Abandoned by his father and at the end of her tether, Jaylon’s depressed mother has sent him to live with his aunt Marsha, a fervent Christian whose flat is filled with religious iconography including a hologram of Jesus. From one side it shows ‘a smiling Jesus in robes, clean beard and hair; from the other ‘it’s a Jesus with a crown of thorns, bare shoulders, all bloodied and messy, his eyes rolled back in his head, mouth open.’ Jaylon’s ritual is to stand in front of the Jesus hologram and get it to change. ‘Life/death, life/death…’ – a powerful metaphor for the choices, both literal and internal, that he has to make.
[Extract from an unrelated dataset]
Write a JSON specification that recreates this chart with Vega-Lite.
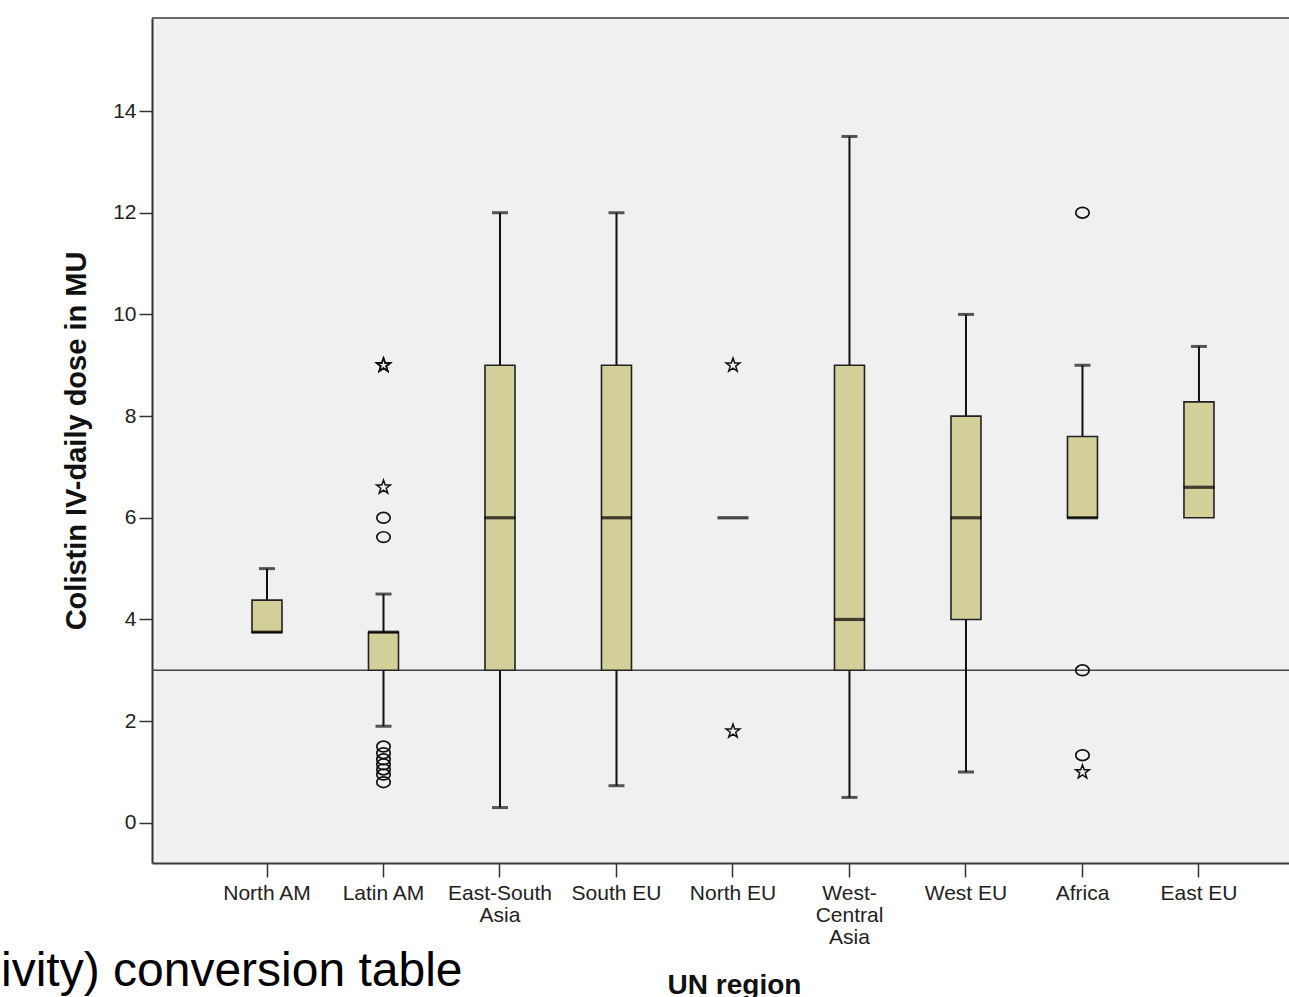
{
  "$schema": "https://vega.github.io/schema/vega-lite/v6.json",
  "autosize": "none",
  "width": 1137,
  "height": 845,
  "padding": {"left": 152, "top": 18, "right": 0, "bottom": 134},
  "background": "#ffffff",
  "view": {"stroke": null, "fill": "#f0f0f0"},
  "config": {"font": "Liberation Sans"},
  "title": {
    "text": "ivity) conversion table",
    "orient": "bottom",
    "anchor": "start",
    "frame": "group",
    "dx": -151,
    "dy": -55,
    "fontSize": 48,
    "fontWeight": "normal",
    "font": "Liberation Sans",
    "color": "#000000"
  },
  "datasets": {
    "stats": [
      {"region": "North AM", "lo": 3.75, "q1": 3.75, "median": 3.75, "q3": 4.38, "hi": 5.0, "cap_lo": null, "cap_hi": 5.0},
      {"region": "Latin AM", "lo": 1.9, "q1": 3.0, "median": 3.75, "q3": 3.75, "hi": 4.5, "cap_lo": 1.9, "cap_hi": 4.5},
      {"region": "East-South Asia", "lo": 0.3, "q1": 3.0, "median": 6.0, "q3": 9.0, "hi": 12.0, "cap_lo": 0.3, "cap_hi": 12.0},
      {"region": "South EU", "lo": 0.73, "q1": 3.0, "median": 6.0, "q3": 9.0, "hi": 12.0, "cap_lo": 0.73, "cap_hi": 12.0},
      {"region": "North EU", "lo": null, "q1": null, "median": 6.0, "q3": null, "hi": null, "cap_lo": null, "cap_hi": null},
      {"region": "West-Central Asia", "lo": 0.5, "q1": 3.0, "median": 4.0, "q3": 9.0, "hi": 13.5, "cap_lo": 0.5, "cap_hi": 13.5},
      {"region": "West EU", "lo": 1.0, "q1": 4.0, "median": 6.0, "q3": 8.0, "hi": 10.0, "cap_lo": 1.0, "cap_hi": 10.0},
      {"region": "Africa", "lo": 6.0, "q1": 6.0, "median": 6.0, "q3": 7.6, "hi": 9.0, "cap_lo": null, "cap_hi": 9.0},
      {"region": "East EU", "lo": 6.0, "q1": 6.0, "median": 6.6, "q3": 8.28, "hi": 9.37, "cap_lo": null, "cap_hi": 9.37}
    ],
    "outliers": [
      {"region": "Latin AM", "value": 9.0, "kind": "extreme"},
      {"region": "Latin AM", "value": 9.0, "kind": "extreme"},
      {"region": "Latin AM", "value": 9.0, "kind": "extreme"},
      {"region": "Latin AM", "value": 6.6, "kind": "extreme"},
      {"region": "Latin AM", "value": 6.0, "kind": "outlier"},
      {"region": "Latin AM", "value": 5.62, "kind": "outlier"},
      {"region": "Latin AM", "value": 1.5, "kind": "outlier"},
      {"region": "Latin AM", "value": 1.37, "kind": "outlier"},
      {"region": "Latin AM", "value": 1.25, "kind": "outlier"},
      {"region": "Latin AM", "value": 1.15, "kind": "outlier"},
      {"region": "Latin AM", "value": 1.05, "kind": "outlier"},
      {"region": "Latin AM", "value": 0.95, "kind": "outlier"},
      {"region": "Latin AM", "value": 0.8, "kind": "outlier"},
      {"region": "North EU", "value": 9.0, "kind": "extreme"},
      {"region": "North EU", "value": 1.8, "kind": "extreme"},
      {"region": "Africa", "value": 12.0, "kind": "outlier"},
      {"region": "Africa", "value": 3.0, "kind": "outlier"},
      {"region": "Africa", "value": 1.33, "kind": "outlier"},
      {"region": "Africa", "value": 1.0, "kind": "extreme"}
    ]
  },
  "resolve": {"scale": {"x": "shared", "y": "shared"}},
  "layer": [
    {
      "data": {"values": [{}]},
      "mark": {"type": "rule", "color": "#444444", "strokeWidth": 1.5},
      "encoding": {
        "y": {"datum": 3, "type": "quantitative", "scale": {"domain": [-0.79, 15.83], "nice": false, "zero": false}}
      }
    },
    {
      "data": {"values": [{}]},
      "mark": {"type": "rule", "color": "#6a6a6a", "strokeWidth": 2},
      "encoding": {
        "y": {"datum": 15.83, "type": "quantitative"}
      }
    },
    {
      "data": {"name": "stats"},
      "mark": {"type": "rule", "color": "#111111", "strokeWidth": 2},
      "encoding": {
        "x": {"field": "region", "type": "nominal", "sort": ["North AM", "Latin AM", "East-South Asia", "South EU", "North EU", "West-Central Asia", "West EU", "Africa", "East EU"], "scale": {"type": "band", "paddingInner": 0, "paddingOuter": 0.38, "align": 0.641}},
        "y": {"field": "lo", "type": "quantitative"},
        "y2": {"field": "hi"}
      }
    },
    {
      "data": {"name": "stats"},
      "mark": {"type": "tick", "color": "#111111", "size": 16, "thickness": 3, "orient": "horizontal"},
      "encoding": {
        "x": {"field": "region", "type": "nominal", "sort": ["North AM", "Latin AM", "East-South Asia", "South EU", "North EU", "West-Central Asia", "West EU", "Africa", "East EU"], "scale": {"type": "band", "paddingInner": 0, "paddingOuter": 0.38, "align": 0.641}},
        "y": {"field": "cap_lo", "type": "quantitative"}
      }
    },
    {
      "data": {"name": "stats"},
      "mark": {"type": "tick", "color": "#111111", "size": 16, "thickness": 3, "orient": "horizontal"},
      "encoding": {
        "x": {"field": "region", "type": "nominal", "sort": ["North AM", "Latin AM", "East-South Asia", "South EU", "North EU", "West-Central Asia", "West EU", "Africa", "East EU"], "scale": {"type": "band", "paddingInner": 0, "paddingOuter": 0.38, "align": 0.641}},
        "y": {"field": "cap_hi", "type": "quantitative"}
      }
    },
    {
      "data": {"name": "stats"},
      "mark": {"type": "bar", "width": 30, "fill": "#d3cf98", "stroke": "#222222", "strokeWidth": 1.6},
      "encoding": {
        "x": {
          "field": "region",
          "type": "nominal",
          "sort": ["North AM", "Latin AM", "East-South Asia", "South EU", "North EU", "West-Central Asia", "West EU", "Africa", "East EU"],
          "scale": {"type": "band", "paddingInner": 0, "paddingOuter": 0.38, "align": 0.641},
          "axis": {
            "title": "UN region",
            "titleFont": "Liberation Sans",
            "titleFontSize": 28,
            "titleFontWeight": "bold",
            "titleColor": "#111111",
            "titleX": 582,
            "titlePadding": 24,
            "labelAngle": 0,
            "labelAlign": "center",
            "labelFont": "Liberation Sans",
            "labelFontSize": 21,
            "labelColor": "#222222",
            "labelPadding": 5,
            "labelLineHeight": 22,
            "labelBaseline": "top",
            "labelExpr": "datum.label == 'East-South Asia' ? ['East-South', 'Asia'] : datum.label == 'West-Central Asia' ? ['West-', 'Central', 'Asia'] : datum.label",
            "tickSize": 14,
            "tickColor": "#333333",
            "tickWidth": 1.5,
            "domainColor": "#3a3a3a",
            "domainWidth": 2,
            "grid": false
          }
        },
        "y": {
          "field": "q1",
          "type": "quantitative",
          "scale": {"domain": [-0.79, 15.83], "nice": false, "zero": false},
          "axis": {
            "title": "Colistin IV-daily dose in MU",
            "titleFont": "Liberation Sans",
            "titleFontSize": 29,
            "titleFontWeight": "bold",
            "titleColor": "#111111",
            "titlePadding": 21,
            "values": [0, 2, 4, 6, 8, 10, 12, 14],
            "labelFont": "Liberation Sans",
            "labelFontSize": 21,
            "labelColor": "#222222",
            "labelPadding": 3,
            "tickSize": 13,
            "tickColor": "#333333",
            "tickWidth": 1.5,
            "domainColor": "#333333",
            "domainWidth": 2,
            "grid": false
          }
        },
        "y2": {"field": "q3"}
      }
    },
    {
      "data": {"name": "stats"},
      "mark": {"type": "tick", "color": "#000000", "size": 31, "thickness": 3.2, "orient": "horizontal"},
      "encoding": {
        "x": {"field": "region", "type": "nominal", "sort": ["North AM", "Latin AM", "East-South Asia", "South EU", "North EU", "West-Central Asia", "West EU", "Africa", "East EU"], "scale": {"type": "band", "paddingInner": 0, "paddingOuter": 0.38, "align": 0.641}},
        "y": {"field": "median", "type": "quantitative"}
      }
    },
    {
      "data": {"name": "outliers"},
      "transform": [{"filter": "datum.kind == 'outlier'"}],
      "mark": {"type": "point", "shape": "M-1,0A1,0.8 0 1,0 1,0A1,0.8 0 1,0 -1,0Z", "size": 180, "filled": false, "stroke": "#111111", "strokeWidth": 1.7, "opacity": 1},
      "encoding": {
        "x": {"field": "region", "type": "nominal", "sort": ["North AM", "Latin AM", "East-South Asia", "South EU", "North EU", "West-Central Asia", "West EU", "Africa", "East EU"], "scale": {"type": "band", "paddingInner": 0, "paddingOuter": 0.38, "align": 0.641}},
        "y": {"field": "value", "type": "quantitative"}
      }
    },
    {
      "data": {"name": "outliers"},
      "transform": [{"filter": "datum.kind == 'extreme'"}],
      "mark": {"type": "point", "shape": "M0,-1L0.235,-0.324L0.951,-0.309L0.38,0.124L0.588,0.809L0,0.4L-0.588,0.809L-0.38,0.124L-0.951,-0.309L-0.235,-0.324Z", "size": 210, "filled": false, "stroke": "#111111", "strokeWidth": 1.5, "opacity": 1},
      "encoding": {
        "x": {"field": "region", "type": "nominal", "sort": ["North AM", "Latin AM", "East-South Asia", "South EU", "North EU", "West-Central Asia", "West EU", "Africa", "East EU"], "scale": {"type": "band", "paddingInner": 0, "paddingOuter": 0.38, "align": 0.641}},
        "y": {"field": "value", "type": "quantitative"}
      }
    }
  ]
}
One of the most telling moments in this powerful novel is at a dog fight when the gang leader’s defeated pit bull Sugar Ray, is dying from his injuries. Jaylon realises: ‘I’ve never seen anything look as scared in my life. It’s as if all the energy, all the violence that’s been bred into him his whole life has been drained and he’s just left confused and suffering.’ When the gang leader Shads tells Jaylon to shoot the dog, he does but something has shifted for him – the beginnings of a rebellion that will lead him to make his own choices.
Turf is an unsettling read with its no holds barred depiction of the misogyny and violence of teen gang members. An exceptionally powerful debut novel; John Lucas is a writer to watch.